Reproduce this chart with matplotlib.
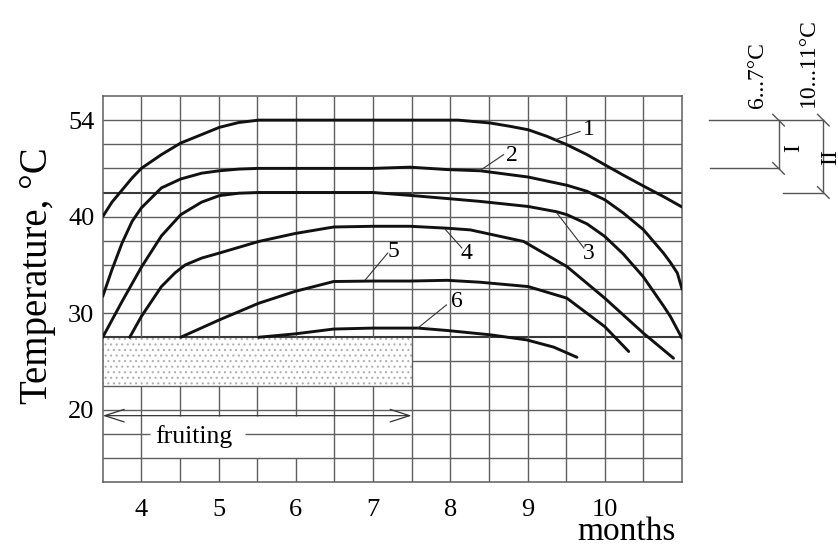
import numpy as np
import matplotlib
matplotlib.use("Agg")
import matplotlib.pyplot as plt
from matplotlib.patches import Rectangle

plt.rcParams['font.family'] = ['Liberation Serif', 'DejaVu Serif']
plt.rcParams['hatch.linewidth'] = 0.8

# ---------------- data (x in months, y in grid rows of the chart) ----------------
# y-axis is drawn in grid rows (0 = bottom, 16 = top); tick labels give temperature
ytick_rows = [15, 11, 7, 3]
ytick_labels = ["54", "40", "30", "20"]
month_ticks = [4, 5, 6, 7, 8, 9, 10]
month_labels = ["4", "5", "6", "7", "8", "9", "10"]

c1_x = [3.5, 3.62, 3.75, 3.88, 4.0, 4.26, 4.51, 4.78, 5.01, 5.26, 5.52, 8.1, 8.52, 8.78, 9.01, 9.25, 9.51, 9.77, 10.0, 10.24, 10.5, 10.76, 11.0]
c1_y = [11.0, 11.6, 12.1, 12.6, 13.0, 13.57, 14.05, 14.4, 14.7, 14.9, 15.0, 15.0, 14.88, 14.74, 14.6, 14.33, 13.98, 13.57, 13.15, 12.72, 12.27, 11.83, 11.4]

c2_x = [3.5, 3.62, 3.75, 3.88, 4.0, 4.26, 4.51, 4.78, 5.01, 5.26, 5.52, 7.0, 7.48, 7.96, 8.39, 9.01, 9.51, 9.77, 10.0, 10.24, 10.5, 10.76, 10.85, 10.94, 11.0]
c2_y = [7.69, 8.8, 9.9, 10.8, 11.36, 12.19, 12.56, 12.8, 12.9, 12.97, 13.0, 13.0, 13.05, 12.95, 12.9, 12.64, 12.3, 12.05, 11.7, 11.15, 10.46, 9.49, 9.1, 8.66, 8.0]

c3_x = [3.5, 3.75, 4.0, 4.26, 4.51, 4.78, 5.01, 5.26, 5.52, 7.0, 7.48, 7.96, 8.39, 9.01, 9.38, 9.51, 9.77, 10.0, 10.24, 10.5, 10.76, 10.85, 11.0]
c3_y = [6.0, 7.48, 8.9, 10.2, 11.08, 11.6, 11.87, 11.97, 12.0, 12.0, 11.88, 11.75, 11.63, 11.42, 11.2, 11.08, 10.7, 10.18, 9.45, 8.5, 7.3, 6.86, 5.96]

c4_x = [3.85, 4.0, 4.26, 4.44, 4.57, 4.78, 5.01, 5.52, 5.99, 6.49, 7.0, 7.48, 7.96, 8.26, 8.95, 9.51, 10.0, 10.5, 10.89]
c4_y = [6.0, 6.86, 8.1, 8.68, 9.0, 9.28, 9.49, 9.97, 10.3, 10.57, 10.6, 10.6, 10.52, 10.45, 9.97, 8.93, 7.62, 6.17, 5.13]

c5_x = [4.51, 5.01, 5.52, 5.99, 6.49, 7.0, 7.48, 7.96, 8.39, 9.01, 9.51, 10.0, 10.31]
c5_y = [6.0, 6.72, 7.41, 7.9, 8.31, 8.33, 8.33, 8.36, 8.28, 8.1, 7.62, 6.44, 5.41]

c6_x = [5.52, 5.99, 6.49, 7.0, 7.58, 7.96, 8.52, 8.99, 9.34, 9.64]
c6_y = [6.0, 6.14, 6.34, 6.38, 6.38, 6.28, 6.1, 5.89, 5.59, 5.17]

curve_names = ["1", "2", "3", "4", "5", "6"]
curves_x = [c1_x, c2_x, c3_x, c4_x, c5_x, c6_x]
curves_y = [c1_y, c2_y, c3_y, c4_y, c5_y, c6_y]

# label text position, leader start (on curve), leader end
label_pos = [(9.79, 14.6), (8.80, 13.53), (9.79, 9.49), (8.21, 9.49), (7.26, 9.56), (8.09, 7.48)]
leader_from = [(9.36, 14.19), (8.39, 12.92), (9.38, 11.15), (7.93, 10.49), (6.90, 8.38), (7.58, 6.38)]
leader_to = [(9.68, 14.53), (8.69, 13.57), (9.73, 9.70), (8.15, 9.70), (7.19, 9.49), (7.95, 7.34)]

# fruiting period (months) and stippled band (rows)
fruit_start, fruit_end = 3.5, 7.5
band_lo, band_hi = 4, 6

# ---------------- figure ----------------
W, H = 838, 548
fig = plt.figure(figsize=(W / 100, H / 100), dpi=100)
x0, x1, y0, y1 = 102.7, 682.0, 96.0, 482.0
ax = fig.add_axes([x0 / W, 1 - y1 / H, (x1 - x0) / W, (y1 - y0) / H])
ax.set_xlim(3.5, 11)
ax.set_ylim(0, 16)

gcol = '#5e5e5e'
glw = 1.0
arrow_row = 2.75
text_gap = (4.11, 5.34)

# horizontal grid lines
for r in range(1, 16):
    lw = 1.5 if r in (6, 12) else glw
    col = '#3a3a3a' if r in (6, 12) else gcol
    if r == 5:
        segs = [(fruit_end, 11)]
    elif r == 2:
        segs = [(3.5, text_gap[0]), (text_gap[1], 11)]
    else:
        segs = [(3.5, 11)]
    for a, b in segs:
        ax.plot([a, b], [r, r], color=col, lw=lw, zorder=2, solid_capstyle='butt')

# vertical grid lines
for c in np.arange(4.0, 11.0, 0.5):
    if c < fruit_end:
        if c in (4.5, 5.0, 5.5, 6.0):
            segs = [(0, 1), (arrow_row, band_lo), (band_hi, 16)]
        else:
            segs = [(0, band_lo), (band_hi, 16)]
    else:
        segs = [(0, 16)]
    for a, b in segs:
        ax.plot([c, c], [a, b], color=gcol, lw=glw, zorder=2, solid_capstyle='butt')

for s in ax.spines.values():
    s.set_color(gcol)
    s.set_linewidth(1.1)

# stippled band
ax.add_patch(Rectangle((fruit_start, band_lo), fruit_end - fruit_start, band_hi - band_lo,
                       facecolor='white', edgecolor='#b0b0b0', hatch='...', linewidth=0, zorder=1))

# curves
for xs, ys in zip(curves_x, curves_y):
    ax.plot(xs, ys, color='#111111', lw=2.1, zorder=4, solid_capstyle='round', solid_joinstyle='round')

# curve labels with leaders
for name, p, f, t in zip(curve_names, label_pos, leader_from, leader_to):
    ax.plot([f[0], t[0]], [f[1], t[1]], color='#333333', lw=0.8, zorder=4)
    ax.text(p[0], p[1], name, fontsize=17, ha='center', va='center', zorder=5)

# fruiting arrow
ax.annotate('', xy=(fruit_start, arrow_row), xytext=(fruit_end, arrow_row),
            arrowprops=dict(arrowstyle='<->,head_length=1.4,head_width=0.45', lw=0.9,
                            color='#333333', shrinkA=0, shrinkB=0), zorder=3)
ax.text(4.68, 1.87, 'fruiting', fontsize=18.5, ha='center', va='center', zorder=5)

# ticks
ax.set_xticks(month_ticks)
ax.set_xticklabels(month_labels, fontsize=19)
ax.set_yticks(ytick_rows)
ax.set_yticklabels(ytick_labels, fontsize=19)
ax.tick_params(axis='both', length=0)
ax.tick_params(axis='x', pad=12)
ax.tick_params(axis='y', pad=6)

fig.text(38 / W, 1 - 276 / H, 'Temperature, °C', rotation=90, fontsize=28, ha='center', va='center')
fig.text(626 / W, 1 - 532 / H, 'months', fontsize=24, ha='center', va='center')

# right-hand annotation (I: rows 15->13, II: rows 15->12)
acol = '#555555'
def seg(xa, ya, xb, yb):
    ax.plot([xa, xb], [ya, yb], color=acol, lw=1.0, clip_on=False, zorder=3)

xI, xII = 12.25, 12.83
seg(11.35, 15, xII, 15)
seg(11.36, 13, xI, 13)
seg(12.31, 12, xII, 12)
seg(xI, 15, xI, 13)
seg(xII, 15, xII, 12)
dx, dy = 0.075, 0.24
for (px, py) in [(xI, 15), (xI, 13), (xII, 15), (xII, 12)]:
    seg(px - dx, py + dy, px + dx, py - dy)

ax.text(11.98, 15.52, '6...7°C', rotation=90, fontsize=17, ha='center', va='bottom', clip_on=False)
ax.text(12.64, 15.56, '10...11°C', rotation=90, fontsize=17, ha='center', va='bottom', clip_on=False)
ax.text(12.44, 13.86, 'I', rotation=90, fontsize=17, ha='center', va='center', clip_on=False)
ax.text(12.93, 13.49, 'II', rotation=90, fontsize=17, ha='center', va='center', clip_on=False)

fig.savefig('out.png', dpi=100, facecolor='white')
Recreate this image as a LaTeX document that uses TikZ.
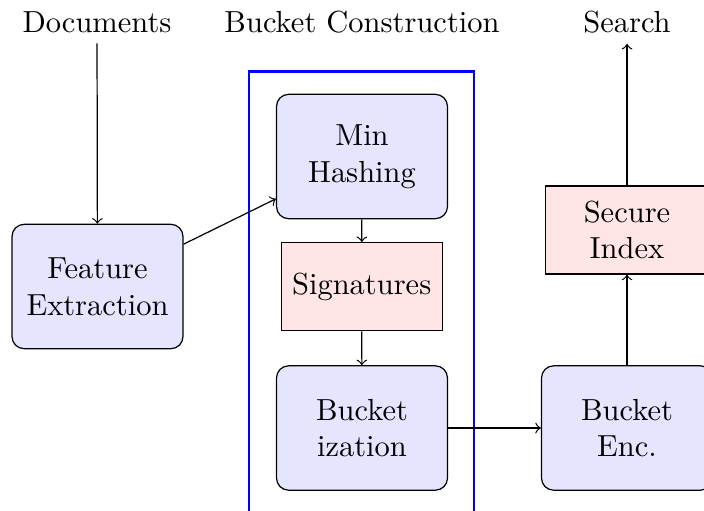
\documentclass[tikz,border=0pt]{standalone}
\usetikzlibrary{arrows}
\begin{document}
\begin{tikzpicture}[x=0.328pt,y=-0.328pt,
  procbox/.style={draw, rounded corners=4pt, fill=blue!10, align=center,
    minimum width=56.1pt, minimum height=40.8pt, inner sep=0pt},
  databox/.style={draw, fill=red!10, align=center,
    minimum width=52.8pt, minimum height=28.9pt, inner sep=0pt},
  heading/.style={align=center},
  flow/.style={->}]
  \useasboundingbox (0,0) rectangle (704,510);
  \clip (0,0) rectangle (704,510);

  % group frame around the bucket construction stages
  \draw[blue, thick] (249,71.7) rectangle (474,540);

  % column headings
  \node[heading] (docs) at (97,22) {Documents};
  \node[heading] (bc) at (362,22) {Bucket Construction};
  \node[heading] (search) at (627,22) {Search};

  % processing stages
  \node[procbox] (fe) at (97.5,286.5) {Feature\\Extraction};
  \node[procbox] (mh) at (362,156.5) {Min\\Hashing};
  \node[databox] (sig) at (361.7,286.7) {Signatures};
  \node[procbox] (bz) at (362,428) {Bucket\\ization};
  \node[procbox] (be) at (627,428) {Bucket\\Enc.};
  \node[databox, minimum width=53.5pt] (si) at (627,230) {Secure\\Index};

  % data flow
  \draw[flow] (docs) -- (fe);
  \draw[flow] (fe) -- (mh);
  \draw[flow] (mh) -- (sig);
  \draw[flow] (sig) -- (bz);
  \draw[flow] (bz) -- (be);
  \draw[flow] (be) -- (si);
  \draw[flow] (si) -- (search);
\end{tikzpicture}
\end{document}
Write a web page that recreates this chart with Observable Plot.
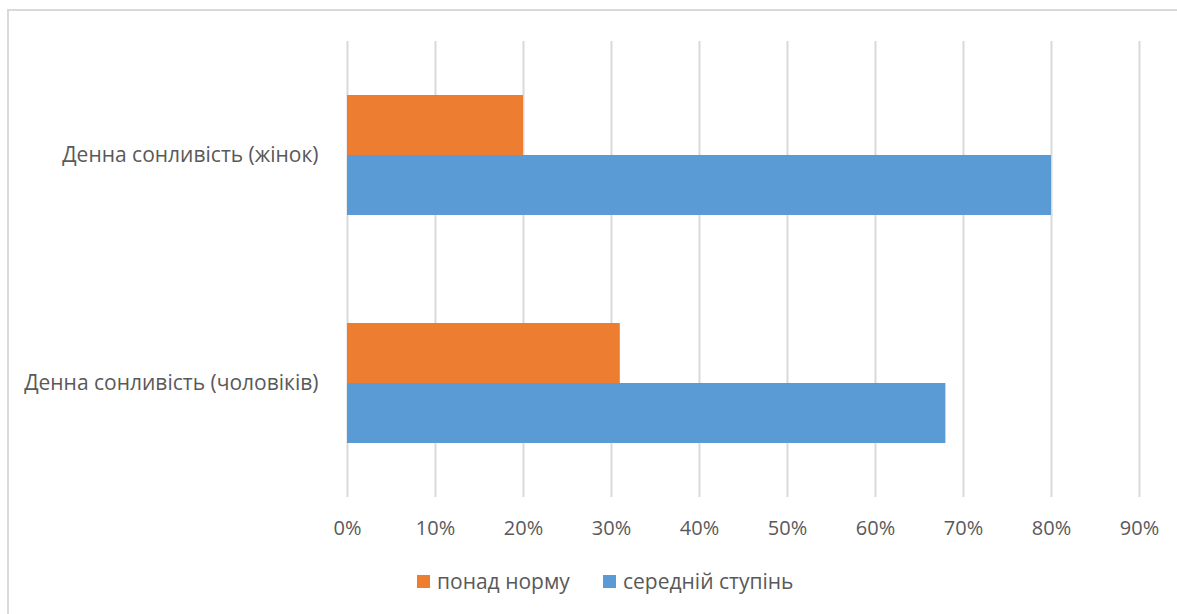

********

▶ **SHORT TASK**
From the records given above, copy all lines containing "that".

▶ **RESULT FOR THIS TASK**
Recreate this image as a LaTeX document that uses TikZ.
Write a web page that recreates this chart with Observable Plot.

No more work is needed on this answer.